La calcolatrice e Chat GPT
Se si chiede a Chat GPT, la popolare chat basata sull’Intelligenza Artificiale, quanto fa 10+10 e, alla sua risposta 20, la si incalza dicendo che ha sbagliato, continuerà a dire 20, ma si scuserà per l’errore.
Perché questa differenza con la più semplice delle calcolatrici? Perché queste ultime, nel dare una risposta, partono dalle regole con cui sono state programmate mentre Chat GPT parte dai dati che ha nel suo patrimonio informativo e, statisticamente, parole di scuse seguono parole di accusa. Se in questo caso, la tecnologia dimostra i suoi limiti, mette però anche in evidenza la sua ricchezza: fornire, ogni volta risposte diverse che debbono essere vagliate per poter essere precisate.
In due mesi Chat GPT ha raggiunto 200 milioni di utenti nel mondo e le risposte che offre, grazie al suo modello linguistico, sono in corso di integrazione in Bing, il motore di ricerca di Microsoft che è diventato l’azionista di maggioranza della società che l’ha sviluppato, OpenAI. Tale successo ha innescato l’inevitabile reazione da parte dei principali concorrenti fra i quali Google che ha annunciato un servizio, chiamato Bard, che andrà ad affiancare i più tradizionali risultati di ricerca.
L’accostamento di assistenti virtuali, quelli che ha Microsoft ha definito i “co-piloti” della navigazione in Rete, consolida peraltro una tendenza già in essere da tempo. Ovvero la trasformazione dei motori di ricerca in “motori di risposta” e ciò può influenzare significativamente il modo con cui tutti noi possiamo reperire informazioni, vagliare risultati, informarci, apprendere.

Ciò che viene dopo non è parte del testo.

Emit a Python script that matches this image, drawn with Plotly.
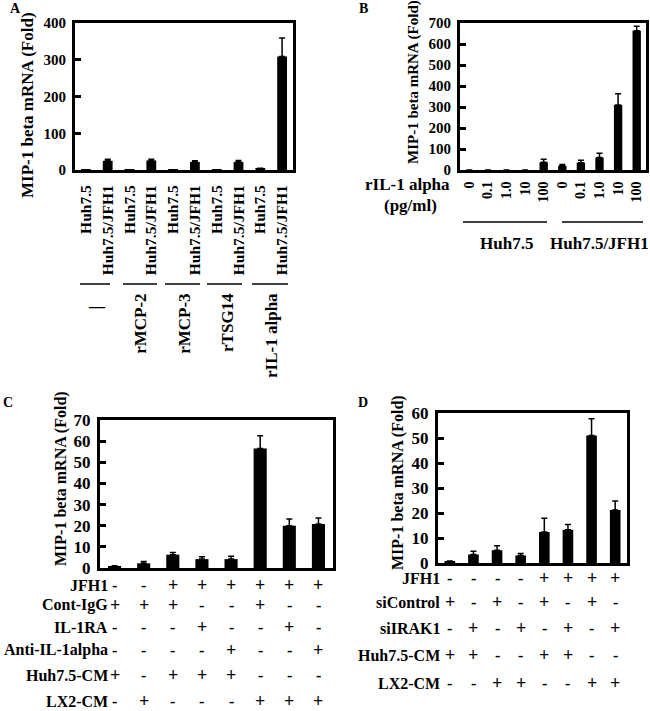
import plotly.graph_objects as go

W, H = 650, 711
def X(px): return px / W
def Y(py): return 1 - py / H

FONT = "Liberation Serif"

# ---------------- Data ----------------
# Panel A
a_cats = ["Huh7.5", "Huh7.5/JFH1"] * 5
a_vals = [0.5, 25, 0.5, 26, 0.5, 22, 0.5, 22, 4, 309]
a_err = [0, 4, 0, 3, 0, 3, 0, 4, 0.5, 50]
a_groups = ["\u2014", "rMCP-2", "rMCP-3", "rTSG14", "rIL-1 alpha"]

# Panel B
b_doses = ["0", "0.1", "1.0", "10", "100"] * 2
b_vals = [0, 0, 0, 0, 37, 20, 35, 59, 310, 663]
b_err = [0, 0, 0, 0, 14, 6, 12, 21, 53, 21]
b_groups = ["Huh7.5", "Huh7.5/JFH1"]

# Panel C
c_vals = [0.8, 2.2, 6.3, 4.2, 4.2, 56.5, 20.0, 20.8]
c_err = [0.3, 0.9, 1.0, 1.1, 1.4, 6.0, 3.2, 2.8]
c_rows = {
    "JFH1":           ["-", "-", "+", "+", "+", "+", "+", "+"],
    "Cont-IgG":       ["+", "+", "+", "-", "-", "+", "-", "-"],
    "IL-1RA":         ["-", "-", "-", "+", "-", "-", "+", "-"],
    "Anti-IL-1alpha": ["-", "-", "-", "-", "+", "-", "-", "+"],
    "Huh7.5-CM":      ["+", "-", "+", "+", "+", "-", "-", "-"],
    "LX2-CM":         ["-", "+", "-", "-", "-", "+", "+", "+"],
}

# Panel D
d_vals = [0.7, 3.4, 5.1, 3.0, 12.4, 13.3, 51.0, 21.2]
d_err = [0.1, 1.3, 1.8, 0.8, 5.5, 2.1, 6.7, 3.6]
d_rows = {
    "JFH1":      ["-", "-", "-", "-", "+", "+", "+", "+"],
    "siControl": ["+", "-", "+", "-", "+", "-", "+", "-"],
    "siIRAK1":   ["-", "+", "-", "+", "-", "+", "-", "+"],
    "Huh7.5-CM": ["+", "+", "-", "-", "+", "+", "-", "-"],
    "LX2-CM":    ["-", "-", "+", "+", "-", "-", "+", "+"],
}

YTITLE = "MIP-1 beta mRNA (Fold)"

fig = go.Figure()

def bars(vals, err, xa, ya):
    n = len(vals)
    fig.add_trace(go.Bar(
        x=list(range(n)), y=vals, width=0.45, marker=dict(color="black", line=dict(width=0)),
        error_y=dict(type="data", symmetric=False, array=err, arrayminus=[0] * n,
                     color="black", thickness=1.5, width=3),
        xaxis=xa, yaxis=ya, showlegend=False, hoverinfo="skip"))

bars(a_vals, a_err, "x", "y")
bars(b_vals, b_err, "x2", "y2")
bars(c_vals, c_err, "x3", "y3")
bars(d_vals, d_err, "x4", "y4")
# invisible trace to carry the group-label axis of panel A
fig.add_trace(go.Scatter(x=[2 * i + 0.5 for i in range(5)], y=[0] * 5, mode="markers",
                         marker=dict(opacity=0), xaxis="x5", yaxis="y",
                         showlegend=False, hoverinfo="skip"))

def yax(dom, rng, dtick, size, anchor):
    return dict(domain=dom, range=rng, dtick=dtick, showgrid=False, zeroline=False,
                showline=True, mirror=True, linecolor="black", linewidth=3,
                ticks="inside", ticklen=6, tickwidth=3, tickcolor="black", anchor=anchor,
                tickfont=dict(family=FONT, size=size, color="black", weight="bold"),
                ticklabelstandoff=3, fixedrange=True, automargin=False)

def xax(dom, n, anchor, labels=None, size=15, standoff=2):
    d = dict(domain=dom, range=[-0.5, n - 0.5], showgrid=False, zeroline=False,
             showline=True, mirror=True, linecolor="black", linewidth=3,
             ticks="", anchor=anchor, fixedrange=True, automargin=False)
    if labels is None:
        d["showticklabels"] = False
    else:
        d.update(tickmode="array", tickvals=list(range(n)), ticktext=labels,
                 tickangle=-90, ticklabelstandoff=standoff,
                 tickfont=dict(family=FONT, size=size, color="black", weight="bold"))
    return d

layout = dict(
    width=W, height=H, margin=dict(l=0, r=0, t=0, b=0, autoexpand=False),
    paper_bgcolor="white", plot_bgcolor="white",
    font=dict(family=FONT, color="black", weight="bold"),
    xaxis=xax([X(75), X(293)], 10, "y", a_cats, 15.5, 6),
    yaxis=yax([Y(170), Y(23)], [0, 400], 100, 15, "x"),
    xaxis2=xax([X(460), X(646)], 10, "y2", b_doses, 14, 3),
    yaxis2=yax([Y(170), Y(23)], [0, 700], 100, 15, "x2"),
    xaxis3=xax([X(100), X(333)], 8, "y3"),
    yaxis3=yax([Y(568), Y(420)], [0, 70], 10, 17, "x3"),
    xaxis4=xax([X(438), X(627)], 8, "y4"),
    yaxis4=yax([Y(563), Y(413)], [0, 60], 10, 17, "x4"),
    xaxis5=dict(domain=[X(75), X(293)], range=[-0.5, 9.5], overlaying="x", anchor="free",
                position=Y(286), showline=False, showgrid=False, zeroline=False, ticks="",
                tickmode="array", tickvals=[2 * i + 0.5 for i in range(1, 5)],
                ticktext=a_groups[1:], ticklabelstandoff=3,
                tickangle=-90, fixedrange=True, automargin=False,
                tickfont=dict(family=FONT, size=17, color="black", weight="bold")),
)
fig.update_layout(**layout)

ann = []
def txt(x, y, t, size, xanchor="center", yanchor="middle", angle=0, xref="paper"):
    ann.append(dict(x=x, y=y, text=t, xref=xref, yref="paper", showarrow=False,
                    xanchor=xanchor, yanchor=yanchor, textangle=angle,
                    font=dict(family=FONT, size=size, color="black", weight="bold")))

# panel letters
txt(X(15), Y(8), "A", 14)
txt(X(363), Y(8), "B", 14)
txt(X(8), Y(402), "C", 14)
txt(X(363), Y(402), "D", 14)

# y titles
txt(X(28), Y(105), YTITLE, 17, angle=-90)
txt(X(413), Y(82), YTITLE, 15, angle=-90)
txt(X(61), Y(479), YTITLE, 16, angle=-90)
txt(X(398), Y(483), YTITLE, 16, angle=-90)

# panel A: control group label (a dash)
txt(0.5, Y(306), a_groups[0], 16, xref="x")

# panel B annotations
txt(X(452), Y(184), "rIL-1 alpha", 17, xanchor="right")
txt(X(410), Y(205), "(pg/ml)", 17)
txt(2, Y(243), b_groups[0], 17, xref="x2")
txt(7, Y(243), b_groups[1], 17, xref="x2")

shapes = []
def hline(x0, x1, y):
    shapes.append(dict(type="line", xref="paper", yref="paper", x0=X(x0), x1=X(x1),
                       y0=Y(y), y1=Y(y), line=dict(color="black", width=1.5)))
hline(463, 547, 222)
hline(562, 643, 222)
# panel A group lines
for x0, x1 in [(80, 110), (123, 157), (165, 200), (207, 242), (252, 288)]:
    hline(x0, x1, 284)

# panel C rows
c_y = [585, 605, 627, 650, 675, 701]
for (lab, signs), yy in zip(c_rows.items(), c_y):
    txt(X(110), Y(yy), lab, 16, xanchor="right")
    for i, s in enumerate(signs):
        txt(i, Y(yy), s, 18 if s == "+" else 16, xref="x3")

# panel D rows
d_y = [578, 602, 628, 655, 683]
for (lab, signs), yy in zip(d_rows.items(), d_y):
    txt(X(442), Y(yy), lab, 16, xanchor="right")
    for i, s in enumerate(signs):
        txt(i, Y(yy), s, 18 if s == "+" else 16, xref="x4")

fig.update_layout(annotations=ann, shapes=shapes)
fig.write_html("out.html", config={"displayModeBar": False},
               post_script="document.body.style.margin='0px';document.body.style.overflow='hidden';")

Diversamente da Google però, Chat GPT non rivela le sue fonti. L’opacità del materiale a cui attinge non rappresenta dunque solo un elemento di incertezza nella sua affidabilità, ma anche un fattore da considerare nell’ambito del delicato equilibrio fra piattaforme digitali e testate giornalistiche online le cui notizie sono usate senza ricevere alcun compenso né alcun click al proprio sito. Il futuro dell’informazione online è ritornato ad essere soggetto all’evoluzione della tecnologia e delle sue applicazioni.
Non solo i contenuti prodotti dalle testate giornalistiche e pubblicate online possono essere infatti utilizzati, senza alcun compenso, da parte dei modelli linguistici come Chat GPT per accrescere il loro patrimonio informativo e addestrarne la tecnologia, ma la restituzione delle risposte all’interno dei motori di ricerca può ridurre l’ambito di applicazione del cosiddetto “Equo compenso”.

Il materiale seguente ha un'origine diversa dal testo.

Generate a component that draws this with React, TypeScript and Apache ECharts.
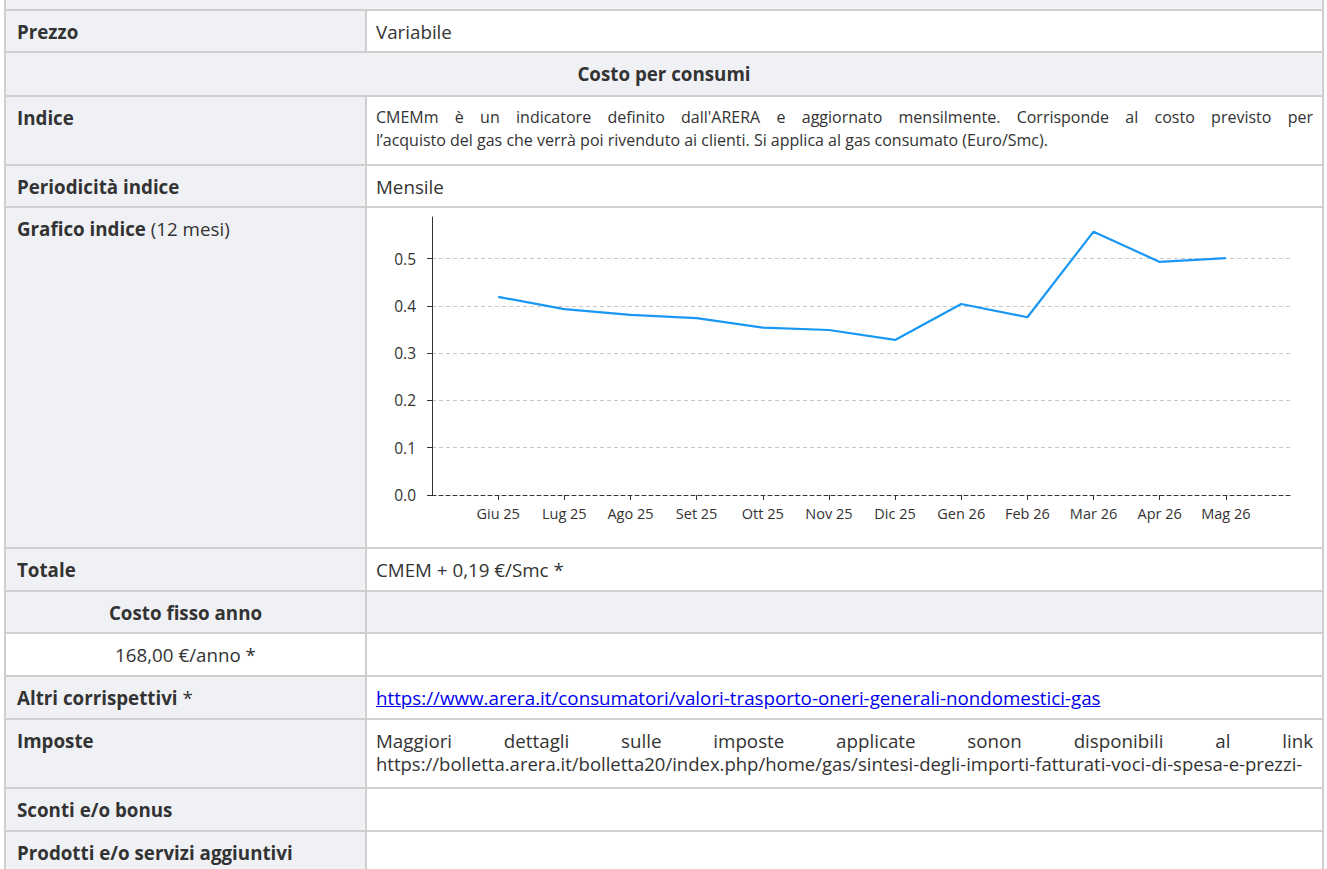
import React, { useEffect, useRef } from "react";
import * as echarts from "echarts";

const months = ["Giu 25", "Lug 25", "Ago 25", "Set 25", "Ott 25", "Nov 25", "Dic 25", "Gen 26", "Feb 26", "Mar 26", "Apr 26", "Mag 26"];
const cmemValues = [0.419, 0.393, 0.381, 0.374, 0.354, 0.349, 0.328, 0.404, 0.376, 0.557, 0.493, 0.501];
const yTickValues = [0, 0.1, 0.2, 0.3, 0.4, 0.5];
const yAxisMax = 0.588;

const FONT = "'Open Sans', 'Noto Sans', sans-serif";
const GRAY = "#f0f1f5";
const LINE = "#cfcfcf";
const TEXT = "#333";

const X0 = 4;
const XM = 366;
const X1 = 1323;
const ROW_Y = [-30, 10, 52, 96, 165, 207, 548, 591, 633, 676, 719, 788, 831, 874];

function Chart() {
  const ref = useRef<HTMLDivElement>(null);
  useEffect(() => {
    if (!ref.current) return;
    const chart = echarts.init(ref.current, undefined, { renderer: "svg" });
    const cats = ["", ...months, ""];
    const data = [null, ...cmemValues, null];
    chart.setOption({
      animation: false,
      grid: { left: 65, right: 30, top: 9, bottom: 52, containLabel: false },
      xAxis: {
        type: "category",
        data: cats,
        boundaryGap: false,
        axisLine: { show: true, lineStyle: { color: "#333", type: [4, 3], width: 1 } },
        axisTick: {
          show: true,
          length: 5,
          interval: (_i: number, v: string) => v !== "",
          lineStyle: { color: "#333" },
        },
        axisLabel: { interval: 0, color: "#333", fontSize: 14.5, fontFamily: FONT, margin: 11 },
        splitLine: { show: false },
      },
      yAxis: {
        type: "value",
        min: 0,
        max: yAxisMax,
        interval: 0.1,
        axisLine: { show: true, lineStyle: { color: "#333", width: 1 } },
        axisTick: { show: true, length: 5, lineStyle: { color: "#333" }, customValues: yTickValues },
        axisLabel: {
          color: "#333",
          fontSize: 15.5,
          fontFamily: FONT,
          margin: 16,
          customValues: yTickValues,
          formatter: (v: number) =>
            Math.abs(v * 10 - Math.round(v * 10)) < 1e-6 ? v.toFixed(1) : "",
        },
        splitLine: {
          show: true,
          showMinLine: false,
          lineStyle: { color: "#c8c8c8", type: [4, 3], width: 1 },
        },
      },
      series: [
        {
          type: "line",
          data,
          showSymbol: false,
          symbol: "none",
          lineStyle: { color: "#1897f5", width: 2.2 },
          itemStyle: { color: "#1897f5" },
        },
      ],
    });
    return () => chart.dispose();
  }, []);
  return <div ref={ref} style={{ position: "absolute", left: XM + 1, top: 208, width: 955, height: 339 }} />;
}

type Cell = {
  x0: number;
  x1: number;
  bg: string;
  content?: React.ReactNode;
  align?: "left" | "center";
  bold?: boolean;
};

export default function App() {
  useEffect(() => {
    document.body.style.margin = "0";
  }, []);

  const rows: Cell[][] = [
    [{ x0: X0, x1: X1, bg: GRAY }],
    [
      { x0: X0, x1: XM, bg: GRAY, content: "Prezzo", bold: true },
      { x0: XM, x1: X1, bg: "#fff", content: "Variabile" },
    ],
    [{ x0: X0, x1: X1, bg: GRAY, content: "Costo per consumi", bold: true, align: "center" }],
    [
      { x0: X0, x1: XM, bg: GRAY, content: "Indice", bold: true },
      {
        x0: XM,
        x1: X1,
        bg: "#fff",
        content: (
          <div style={{ fontSize: 16 }}>
            <div style={{ textAlign: "justify", textAlignLast: "justify", whiteSpace: "nowrap" }}>
              CMEMm è un indicatore definito dall'ARERA e aggiornato mensilmente. Corrisponde al costo previsto per
            </div>
            <div style={{ whiteSpace: "nowrap" }}>
              l’acquisto del gas che verrà poi rivenduto ai clienti. Si applica al gas consumato (Euro/Smc).
            </div>
          </div>
        ),
      },
    ],
    [
      { x0: X0, x1: XM, bg: GRAY, content: "Periodicità indice", bold: true },
      { x0: XM, x1: X1, bg: "#fff", content: "Mensile" },
    ],
    [
      {
        x0: X0,
        x1: XM,
        bg: GRAY,
        content: (
          <>
            <b>Grafico indice</b> (12 mesi)
          </>
        ),
      },
      { x0: XM, x1: X1, bg: "#fff" },
    ],
    [
      { x0: X0, x1: XM, bg: GRAY, content: "Totale", bold: true },
      { x0: XM, x1: X1, bg: "#fff", content: "CMEM + 0,19 €/Smc *" },
    ],
    [
      { x0: X0, x1: XM, bg: GRAY, content: "Costo fisso anno", bold: true, align: "center" },
      { x0: XM, x1: X1, bg: GRAY },
    ],
    [
      { x0: X0, x1: XM, bg: "#fff", content: "168,00 €/anno *", align: "center" },
      { x0: XM, x1: X1, bg: "#fff" },
    ],
    [
      {
        x0: X0,
        x1: XM,
        bg: GRAY,
        content: (
          <>
            <b>Altri corrispettivi</b> *
          </>
        ),
      },
      {
        x0: XM,
        x1: X1,
        bg: "#fff",
        content: (
          <a href="#" style={{ color: "#0000ee", textDecoration: "underline" }}>
            https://www.arera.it/consumatori/valori-trasporto-oneri-generali-nondomestici-gas
          </a>
        ),
      },
    ],
    [
      { x0: X0, x1: XM, bg: GRAY, content: "Imposte", bold: true },
      {
        x0: XM,
        x1: X1,
        bg: "#fff",
        content: (
          <>
            <div style={{ textAlign: "justify", textAlignLast: "justify", whiteSpace: "nowrap" }}>
              Maggiori dettagli sulle imposte applicate sonon disponibili al link
            </div>
            <div style={{ whiteSpace: "nowrap", fontSize: 18.5 }}>
              https://bolletta.arera.it/bolletta20/index.php/home/gas/sintesi-degli-importi-fatturati-voci-di-spesa-e-prezzi-
            </div>
          </>
        ),
      },
    ],
    [
      { x0: X0, x1: XM, bg: GRAY, content: "Sconti e/o bonus", bold: true },
      { x0: XM, x1: X1, bg: "#fff" },
    ],
    [
      { x0: X0, x1: XM, bg: GRAY, content: "Prodotti e/o servizi aggiuntivi", bold: true },
      { x0: XM, x1: X1, bg: "#fff" },
    ],
  ];

  const els: React.ReactNode[] = [];
  rows.forEach((cells, r) => {
    const y0 = ROW_Y[r];
    const y1 = ROW_Y[r + 1];
    cells.forEach((c, k) => {
      els.push(
        <div
          key={`c${r}-${k}`}
          style={{
            position: "absolute",
            left: c.x0,
            top: y0,
            width: c.x1 - c.x0,
            height: y1 - y0,
            background: c.bg,
            boxSizing: "border-box",
            padding: c.x0 === XM ? "10px 10px 0 10px" : "10px 12px 0 13px",
            textAlign: c.align || "left",
            fontWeight: c.bold ? 700 : 400,
            overflow: "hidden",
          }}
        >
          {c.content}
        </div>
      );
    });
    if (cells.length > 1) {
      els.push(
        <div key={`v${r}`} style={{ position: "absolute", left: XM - 1, top: y0, width: 2, height: y1 - y0, background: LINE }} />
      );
    }
  });
  ROW_Y.forEach((y, i) => {
    if (i === 0) return;
    els.push(<div key={`h${i}`} style={{ position: "absolute", left: X0, top: y - 1, width: X1 - X0 + 1, height: 2, background: LINE }} />);
  });
  els.push(<div key="lb" style={{ position: "absolute", left: X0, top: 0, width: 2, height: 869, background: LINE }} />);
  els.push(<div key="rb" style={{ position: "absolute", left: X1 - 1, top: 0, width: 2, height: 869, background: LINE }} />);

  return (
    <div
      style={{
        position: "absolute",
        left: 0,
        top: 0,
        width: 1327,
        height: 869,
        overflow: "hidden",
        background: "#fff",
        fontFamily: FONT,
        fontSize: 18.75,
        lineHeight: "23px",
        color: TEXT,
      }}
    >
      {els}
      <Chart />
    </div>
  );
}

Introdotto per recepire la Direttiva Ue 790/2019 sul diritto d’autore e sui diritti connessi nel mercato unico digitale (“Direttiva c.d. Copyright”), il Regolamento sull’Equo Compenso si fonda sul meccanismo della cosiddetta negoziazione assistita a tutela della parte più debole del rapporto – gli editori – nel rapporto che possono intavolare con i prestatori di servizi digitali come Google e Facebook: anche le testate giornalistiche più piccole possono dunque farsi assistere nell’individuazione del compenso da ottenere in virtù della pubblicazione e della condivisione delle notizie sui motori di ricerca, sui social network e nei servizi di news operati dalle piattaforme online.
Calcolato sulla base dei ricavi pubblicitari realizzati dal prestatore di servizi in ragione della pubblicazione delle notizie degli editori al netto dei ricavi dell’editore attribuibili al traffico di reindirizzamento generato sul proprio sito web dalle testate giornalistiche, tale valore è oggetto di un’aliquota fino al 70% determinata, con rilevanza decrescente, dai seguenti fattori:
- numero di consultazioni online delle pubblicazioni di carattere giornalistico dell’editore sui servizi del prestatore, espresse in termini di visualizzazioni e interazioni degli utenti;
- anni di attività dell’editore e sua rilevanza sul mercato, espressa in termini di audience online e rilevata su base periodica dagli organismi più rappresentativi del settore;
- numero di giornalisti, inquadrati ai sensi di contratti collettivi nazionali di categoria, impiegati dall’editore per la realizzazione delle pubblicazioni di carattere giornalistico diffuse online;
- costi comprovati sostenuti dall’editore per investimenti tecnologici e infrastrutturali destinati alla realizzazione, alla riproduzione e alla comunicazione delle pubblicazioni di carattere giornalistico diffuse online;
- adesione e conformità a codici di condotta in materia di qualità dell’informazione e di fact-checking maggiormente riconosciuti.
Approvato di recente, vedrà il suo banco di prova di fronte alla diffusione dell’Intelligenza Artificiale Generativa e del suo impiego nell’informazione.